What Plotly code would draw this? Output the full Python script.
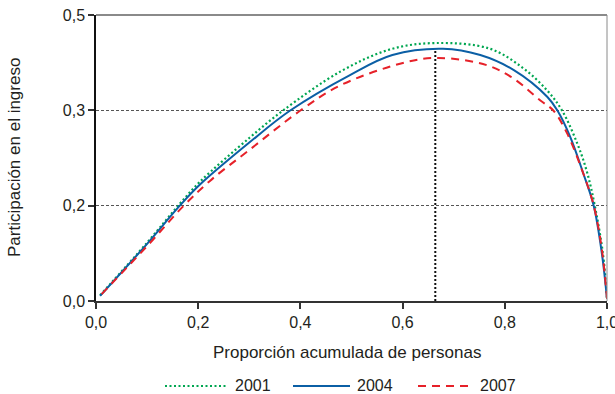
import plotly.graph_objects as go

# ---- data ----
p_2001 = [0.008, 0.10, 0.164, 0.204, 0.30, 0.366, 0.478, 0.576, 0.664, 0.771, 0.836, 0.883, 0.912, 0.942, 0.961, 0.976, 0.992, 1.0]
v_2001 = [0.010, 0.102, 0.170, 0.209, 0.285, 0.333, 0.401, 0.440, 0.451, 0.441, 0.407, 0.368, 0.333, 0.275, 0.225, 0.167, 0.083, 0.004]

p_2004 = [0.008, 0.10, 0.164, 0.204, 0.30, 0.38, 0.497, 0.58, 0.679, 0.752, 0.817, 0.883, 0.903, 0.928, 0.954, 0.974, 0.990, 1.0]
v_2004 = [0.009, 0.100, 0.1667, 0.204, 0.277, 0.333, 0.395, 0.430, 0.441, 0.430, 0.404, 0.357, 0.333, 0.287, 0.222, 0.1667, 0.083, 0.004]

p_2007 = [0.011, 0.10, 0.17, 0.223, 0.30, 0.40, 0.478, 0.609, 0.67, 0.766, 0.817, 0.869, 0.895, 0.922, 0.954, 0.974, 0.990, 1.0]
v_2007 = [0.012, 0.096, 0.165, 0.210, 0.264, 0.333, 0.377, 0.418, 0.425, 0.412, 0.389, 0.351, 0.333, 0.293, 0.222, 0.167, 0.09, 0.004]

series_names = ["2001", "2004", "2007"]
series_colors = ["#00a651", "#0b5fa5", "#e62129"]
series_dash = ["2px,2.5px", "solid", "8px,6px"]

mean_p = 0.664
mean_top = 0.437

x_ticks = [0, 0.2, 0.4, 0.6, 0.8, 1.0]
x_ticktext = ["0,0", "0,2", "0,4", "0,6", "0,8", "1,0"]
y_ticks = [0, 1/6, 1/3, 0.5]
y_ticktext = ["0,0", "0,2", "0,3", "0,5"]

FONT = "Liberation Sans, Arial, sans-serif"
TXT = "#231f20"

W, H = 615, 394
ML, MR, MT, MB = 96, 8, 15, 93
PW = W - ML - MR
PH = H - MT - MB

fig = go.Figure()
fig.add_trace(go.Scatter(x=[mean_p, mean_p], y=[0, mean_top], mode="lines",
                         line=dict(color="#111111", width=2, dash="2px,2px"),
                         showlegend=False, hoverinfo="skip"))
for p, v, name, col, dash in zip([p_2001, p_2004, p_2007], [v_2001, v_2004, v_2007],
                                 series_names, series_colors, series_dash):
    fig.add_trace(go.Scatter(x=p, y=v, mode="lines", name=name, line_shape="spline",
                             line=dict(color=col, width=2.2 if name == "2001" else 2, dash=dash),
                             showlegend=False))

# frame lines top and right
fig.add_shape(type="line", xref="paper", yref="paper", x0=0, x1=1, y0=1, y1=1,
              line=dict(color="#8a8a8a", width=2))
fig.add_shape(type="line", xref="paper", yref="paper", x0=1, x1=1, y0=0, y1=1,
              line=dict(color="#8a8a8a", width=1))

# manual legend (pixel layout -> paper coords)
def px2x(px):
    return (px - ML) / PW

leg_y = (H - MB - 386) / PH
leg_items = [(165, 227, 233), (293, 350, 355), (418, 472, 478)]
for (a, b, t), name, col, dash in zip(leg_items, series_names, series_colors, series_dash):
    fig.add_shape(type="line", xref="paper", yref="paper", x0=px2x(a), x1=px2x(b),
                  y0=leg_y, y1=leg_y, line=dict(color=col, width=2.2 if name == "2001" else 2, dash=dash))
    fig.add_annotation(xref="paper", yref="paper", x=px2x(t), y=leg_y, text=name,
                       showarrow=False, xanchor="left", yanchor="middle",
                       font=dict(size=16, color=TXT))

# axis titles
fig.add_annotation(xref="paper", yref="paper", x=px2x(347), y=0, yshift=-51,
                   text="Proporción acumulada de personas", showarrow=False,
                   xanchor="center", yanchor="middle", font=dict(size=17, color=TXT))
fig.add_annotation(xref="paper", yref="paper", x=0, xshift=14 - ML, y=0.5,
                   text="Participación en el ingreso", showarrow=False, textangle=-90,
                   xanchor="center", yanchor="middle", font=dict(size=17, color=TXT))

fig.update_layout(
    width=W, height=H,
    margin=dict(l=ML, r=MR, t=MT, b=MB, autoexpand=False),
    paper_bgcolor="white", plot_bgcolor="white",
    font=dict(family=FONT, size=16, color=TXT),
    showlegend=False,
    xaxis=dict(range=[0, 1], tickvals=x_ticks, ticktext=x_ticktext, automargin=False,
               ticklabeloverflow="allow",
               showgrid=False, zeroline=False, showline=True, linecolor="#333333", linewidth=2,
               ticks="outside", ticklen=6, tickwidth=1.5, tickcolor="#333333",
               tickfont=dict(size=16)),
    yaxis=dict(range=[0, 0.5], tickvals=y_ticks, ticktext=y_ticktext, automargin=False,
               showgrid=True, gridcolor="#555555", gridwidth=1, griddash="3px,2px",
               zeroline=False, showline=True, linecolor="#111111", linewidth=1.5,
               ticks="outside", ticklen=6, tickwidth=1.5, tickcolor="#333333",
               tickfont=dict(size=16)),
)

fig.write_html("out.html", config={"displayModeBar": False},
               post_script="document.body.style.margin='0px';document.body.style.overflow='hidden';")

# # # # # # #

Take the listing and print it again exactly, but without any pictures.

What Plotly code would draw this? Output the full Python script.
import plotly.graph_objects as go

# ---- data ----
p_2001 = [0.008, 0.10, 0.164, 0.204, 0.30, 0.366, 0.478, 0.576, 0.664, 0.771, 0.836, 0.883, 0.912, 0.942, 0.961, 0.976, 0.992, 1.0]
v_2001 = [0.010, 0.102, 0.170, 0.209, 0.285, 0.333, 0.401, 0.440, 0.451, 0.441, 0.407, 0.368, 0.333, 0.275, 0.225, 0.167, 0.083, 0.004]

p_2004 = [0.008, 0.10, 0.164, 0.204, 0.30, 0.38, 0.497, 0.58, 0.679, 0.752, 0.817, 0.883, 0.903, 0.928, 0.954, 0.974, 0.990, 1.0]
v_2004 = [0.009, 0.100, 0.1667, 0.204, 0.277, 0.333, 0.395, 0.430, 0.441, 0.430, 0.404, 0.357, 0.333, 0.287, 0.222, 0.1667, 0.083, 0.004]

p_2007 = [0.011, 0.10, 0.17, 0.223, 0.30, 0.40, 0.478, 0.609, 0.67, 0.766, 0.817, 0.869, 0.895, 0.922, 0.954, 0.974, 0.990, 1.0]
v_2007 = [0.012, 0.096, 0.165, 0.210, 0.264, 0.333, 0.377, 0.418, 0.425, 0.412, 0.389, 0.351, 0.333, 0.293, 0.222, 0.167, 0.09, 0.004]

series_names = ["2001", "2004", "2007"]
series_colors = ["#00a651", "#0b5fa5", "#e62129"]
series_dash = ["2px,2.5px", "solid", "8px,6px"]

mean_p = 0.664
mean_top = 0.437

x_ticks = [0, 0.2, 0.4, 0.6, 0.8, 1.0]
x_ticktext = ["0,0", "0,2", "0,4", "0,6", "0,8", "1,0"]
y_ticks = [0, 1/6, 1/3, 0.5]
y_ticktext = ["0,0", "0,2", "0,3", "0,5"]

FONT = "Liberation Sans, Arial, sans-serif"
TXT = "#231f20"

W, H = 615, 394
ML, MR, MT, MB = 96, 8, 15, 93
PW = W - ML - MR
PH = H - MT - MB

fig = go.Figure()
fig.add_trace(go.Scatter(x=[mean_p, mean_p], y=[0, mean_top], mode="lines",
                         line=dict(color="#111111", width=2, dash="2px,2px"),
                         showlegend=False, hoverinfo="skip"))
for p, v, name, col, dash in zip([p_2001, p_2004, p_2007], [v_2001, v_2004, v_2007],
                                 series_names, series_colors, series_dash):
    fig.add_trace(go.Scatter(x=p, y=v, mode="lines", name=name, line_shape="spline",
                             line=dict(color=col, width=2.2 if name == "2001" else 2, dash=dash),
                             showlegend=False))

# frame lines top and right
fig.add_shape(type="line", xref="paper", yref="paper", x0=0, x1=1, y0=1, y1=1,
              line=dict(color="#8a8a8a", width=2))
fig.add_shape(type="line", xref="paper", yref="paper", x0=1, x1=1, y0=0, y1=1,
              line=dict(color="#8a8a8a", width=1))

# manual legend (pixel layout -> paper coords)
def px2x(px):
    return (px - ML) / PW

leg_y = (H - MB - 386) / PH
leg_items = [(165, 227, 233), (293, 350, 355), (418, 472, 478)]
for (a, b, t), name, col, dash in zip(leg_items, series_names, series_colors, series_dash):
    fig.add_shape(type="line", xref="paper", yref="paper", x0=px2x(a), x1=px2x(b),
                  y0=leg_y, y1=leg_y, line=dict(color=col, width=2.2 if name == "2001" else 2, dash=dash))
    fig.add_annotation(xref="paper", yref="paper", x=px2x(t), y=leg_y, text=name,
                       showarrow=False, xanchor="left", yanchor="middle",
                       font=dict(size=16, color=TXT))

# axis titles
fig.add_annotation(xref="paper", yref="paper", x=px2x(347), y=0, yshift=-51,
                   text="Proporción acumulada de personas", showarrow=False,
                   xanchor="center", yanchor="middle", font=dict(size=17, color=TXT))
fig.add_annotation(xref="paper", yref="paper", x=0, xshift=14 - ML, y=0.5,
                   text="Participación en el ingreso", showarrow=False, textangle=-90,
                   xanchor="center", yanchor="middle", font=dict(size=17, color=TXT))

fig.update_layout(
    width=W, height=H,
    margin=dict(l=ML, r=MR, t=MT, b=MB, autoexpand=False),
    paper_bgcolor="white", plot_bgcolor="white",
    font=dict(family=FONT, size=16, color=TXT),
    showlegend=False,
    xaxis=dict(range=[0, 1], tickvals=x_ticks, ticktext=x_ticktext, automargin=False,
               ticklabeloverflow="allow",
               showgrid=False, zeroline=False, showline=True, linecolor="#333333", linewidth=2,
               ticks="outside", ticklen=6, tickwidth=1.5, tickcolor="#333333",
               tickfont=dict(size=16)),
    yaxis=dict(range=[0, 0.5], tickvals=y_ticks, ticktext=y_ticktext, automargin=False,
               showgrid=True, gridcolor="#555555", gridwidth=1, griddash="3px,2px",
               zeroline=False, showline=True, linecolor="#111111", linewidth=1.5,
               ticks="outside", ticklen=6, tickwidth=1.5, tickcolor="#333333",
               tickfont=dict(size=16)),
)

fig.write_html("out.html", config={"displayModeBar": False},
               post_script="document.body.style.margin='0px';document.body.style.overflow='hidden';")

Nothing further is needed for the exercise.